New Environmental Co-operation between UNEP and the Government of Japan
World-class environmental research has received an important boost, thanks to the strengthening of a partnership between the UN Environment Programme (UNEP) and the Government of Japan.
Nairobi, 1 April 2011 - World-class environmental research has received an important boost, thanks to the strengthening of a partnership between the UN Environment Programme (UNEP) and the Government of Japan.
Signing a Memorandum of Understanding at UNEP headquarters in Nairobi, the two parties have renewed co-operation on the International Environmental Technology Centre (IETC), based in Osaka.
The Centre is dedicated to the transfer of environmentally sound technologies to developing countries and countries with economies in transition by means of providing training and consulting services, carrying out research, and accumulating and disseminating related information with special focus on environmentally sustainable management of big cities.
Achim Steiner, UN Under Secretary General and UNEP Executive Director, said: " I would like to thank the Government of Japan for its continued support in the field of clean and innovative technology. It is one of the keys to unlocking a transition to a low carbon, resource efficient Green Economy and achieving a transformative outcome which evolves sustainable development at next year's Rio+20 meeting in Brazil to meet the new realities and opportunites of the 21st century".

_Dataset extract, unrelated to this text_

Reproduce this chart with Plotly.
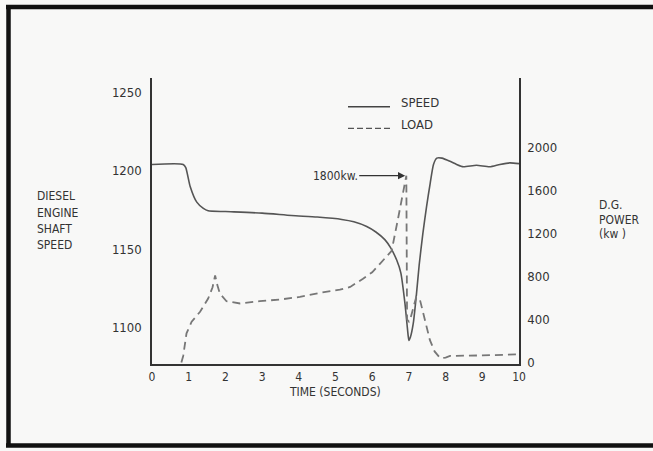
import plotly.graph_objects as go

# ---- data ----
time_ticks = list(range(0, 11))
speed_ticks = [1100, 1150, 1200, 1250]
power_ticks = [0, 400, 800, 1200, 1600, 2000]

speed_t = [0, 0.85, 0.92, 1.04, 1.22, 1.4, 1.53, 2.0, 3.0, 3.8, 4.5, 5.17, 5.5, 5.85,
           6.1, 6.35, 6.5, 6.67, 6.78, 6.89, 6.95, 6.98, 7.0, 7.04, 7.12, 7.2, 7.28,
           7.38, 7.48, 7.58, 7.67, 7.76, 7.9, 8.12, 8.3, 8.48, 8.84, 9.2, 9.48, 9.75, 10]
speed = [1204, 1204, 1202, 1190, 1180, 1176, 1174.5, 1174, 1173, 1171.5, 1170.5, 1169,
         1167.5, 1164.5, 1161, 1156, 1151, 1143, 1135, 1116, 1102, 1095, 1092, 1094,
         1103, 1120, 1140, 1160, 1177, 1192, 1204, 1208, 1208, 1206, 1204, 1202.5,
         1203.5, 1202.5, 1204, 1205, 1204.5]

load_t = [0.8, 0.85, 0.94, 1.08, 1.31, 1.53, 1.65, 1.72, 1.78, 1.85, 2.03, 2.4, 2.94,
          3.49, 4.03, 4.58, 5.12, 5.4, 5.75, 6.0, 6.21, 6.4, 6.53, 6.71, 6.85, 6.93,
          6.95, 7.0, 7.05, 7.12, 7.2, 7.3, 7.4, 7.48, 7.57, 7.7, 7.85, 8.0, 8.12, 9.0, 10]
load = [0, 60, 271, 379, 472, 595, 700, 811, 720, 641, 570, 549, 570, 586, 610, 648,
        678, 703, 780, 840, 918, 990, 1040, 1350, 1598, 1740, 400, 380, 420, 520, 610,
        585, 450, 333, 210, 102, 40, 45, 60, 65, 75]

peak_label = "1800kw."
peak_t = 6.9
peak_kw = 1740

FONT = "DejaVu Sans Condensed, DejaVu Sans, sans-serif"
INK = "#333333"

fig = go.Figure()
fig.add_trace(go.Scatter(x=speed_t, y=speed, mode="lines", name="SPEED",
                         line=dict(color="#555555", width=1.6, shape="spline",
                                   smoothing=0.6), yaxis="y"))
fig.add_trace(go.Scatter(x=load_t, y=load, mode="lines", name="LOAD",
                         line=dict(color="#777777", width=1.8, dash="8px,5px"),
                         yaxis="y2"))

# plot area in pixels: x 152..519, y 78..364
L, R, T, B = 152, 519, 78, 364
W, H = 653, 451
def px(x): return (x - L) / (R - L)
def py(y): return (B - y) / (B - T)

fig.update_layout(
    width=W, height=H,
    margin=dict(l=L, r=W - R, t=T, b=H - B),
    paper_bgcolor="#f8f8f7", plot_bgcolor="#f8f8f7",
    showlegend=False,
    font=dict(family=FONT, size=13, color=INK),
    xaxis=dict(range=[0, 10], tickvals=time_ticks, showgrid=False, zeroline=False,
               showline=True, linecolor="#333", linewidth=1.5,
               ticks="outside", ticklen=1, tickcolor="rgba(0,0,0,0)",
               tickfont=dict(size=12, color=INK)),
    yaxis=dict(range=[1077, 1259], tickvals=speed_ticks, showgrid=False, zeroline=False,
               showline=True, linecolor="#333", linewidth=1.5,
               ticks="outside", ticklen=6, tickcolor="rgba(0,0,0,0)",
               tickfont=dict(size=13, color=INK)),
    yaxis2=dict(range=[-15, 2650], tickvals=power_ticks, overlaying="y", side="right",
                showgrid=False, zeroline=False, showline=True, linecolor="#333",
                linewidth=1.5, ticks="outside", ticklen=4, tickcolor="rgba(0,0,0,0)",
                tickfont=dict(size=13, color=INK)),
)

shapes = []
# frame (top, left, bottom)
shapes.append(dict(type="line", xref="paper", yref="paper", x0=px(6), x1=px(653),
                   y0=py(7), y1=py(7), line=dict(color="#111", width=4.5)))
shapes.append(dict(type="line", xref="paper", yref="paper", x0=px(8.5), x1=px(8.5),
                   y0=py(5), y1=py(447), line=dict(color="#111", width=4.5)))
shapes.append(dict(type="line", xref="paper", yref="paper", x0=px(6), x1=px(653),
                   y0=py(445.5), y1=py(445.5), line=dict(color="#111", width=4.5)))
# legend samples
shapes.append(dict(type="line", xref="paper", yref="paper", x0=px(348), x1=px(390),
                   y0=py(106.7), y1=py(106.7), line=dict(color="#444", width=1.5)))
shapes.append(dict(type="line", xref="paper", yref="paper", x0=px(348), x1=px(390),
                   y0=py(128.3), y1=py(128.3),
                   line=dict(color="#555", width=1.3, dash="6px,3px")))
fig.update_layout(shapes=shapes)

ann = []
ann.append(dict(text="SPEED", xref="paper", yref="paper", x=px(399), y=py(102),
                xanchor="left", yanchor="middle", showarrow=False, font=dict(size=13)))
ann.append(dict(text="LOAD", xref="paper", yref="paper", x=px(399), y=py(124),
                xanchor="left", yanchor="middle", showarrow=False, font=dict(size=13)))
for txt, yy in zip(["DIESEL", "ENGINE", "SHAFT", "SPEED"], [196, 213, 229, 245]):
    ann.append(dict(text=txt, xref="paper", yref="paper", x=px(35), y=py(yy),
                    xanchor="left", yanchor="middle", showarrow=False,
                    font=dict(size=12)))
for txt, yy in zip(["D.G.", "POWER", "(kw )"], [205, 220, 234]):
    ann.append(dict(text=txt, xref="paper", yref="paper", x=px(597), y=py(yy),
                    xanchor="left", yanchor="middle", showarrow=False,
                    font=dict(size=12)))
ann.append(dict(text="TIME (SECONDS)", xref="paper", yref="paper", x=px(335), y=py(392),
                xanchor="center", yanchor="middle", showarrow=False, font=dict(size=12)))
ann.append(dict(text=peak_label, x=peak_t, y=peak_kw, xref="x", yref="y2",
                showarrow=True, arrowhead=2, arrowsize=1.2, arrowwidth=1.2,
                arrowcolor="#333", ax=-70, ay=0, font=dict(size=12)))
fig.update_layout(annotations=ann)

fig.write_html("out.html",
               config={"displayModeBar": False},
               post_script="document.body.style.margin='0';"
                           "document.body.style.overflow='hidden';")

Since 2004, the Centre has focused on three key areas: waste management, water and sanitation and disaster management. Recent IETC publications include a report on how improved waste management can help tackle climate change and the role of Environmentally Sound Technologies in improving the efficiency of Urban and Domestic Water Use.
"Through the International Environmental Technology Centre, Japan continues to contribute to key UNEP activities - particularly in building technological capacity in developing countries," said His Excellency Mr. Toshihisa Takata, Ambassador of Japan to the Republic of Kenya. "We believe that by renewing this Memorandum of Understanding, we can strengthen even further the relationship between UNEP and Japan," added Mr. Takata.
One of the key projects implemented by the IETC on behalf of UNEP has been support for the environmental management of the Iraqi Marshlands.
The marshlands - considered by some as the original biblical "Garden of Eden" - constitute the largest wetland ecosystem in the Middle East, with major environmental and cultural importance. Since the 1970s, the Marshlands have been damaged significantly due to upstream dam construction and drainage operations. By 2003, they had been almost entirely destroyed.
It was against this background that IETC launched its 'Support for Environmental Management of Iraqi Marshlands' project in 2004 to help restore this valuable ecosystem and provide clean drinking water for up to 100,000 people living in or near the marshlands.
The project focused on facilitating strategy formulation, monitoring marsh conditions, raising capacity of Iraqi decision makers, and providing water, sanitation, and wetland management options on a pilot basis.
It enjoyed striking success - with some areas of the marshlands recovering to pre-1970s levels around two years after the launch of the project. Satellite images of the ecosystem revealed a rapid increase in water and vegetation cover.
The IETC is part of UNEP's Division of Technology, Industry, and Economics.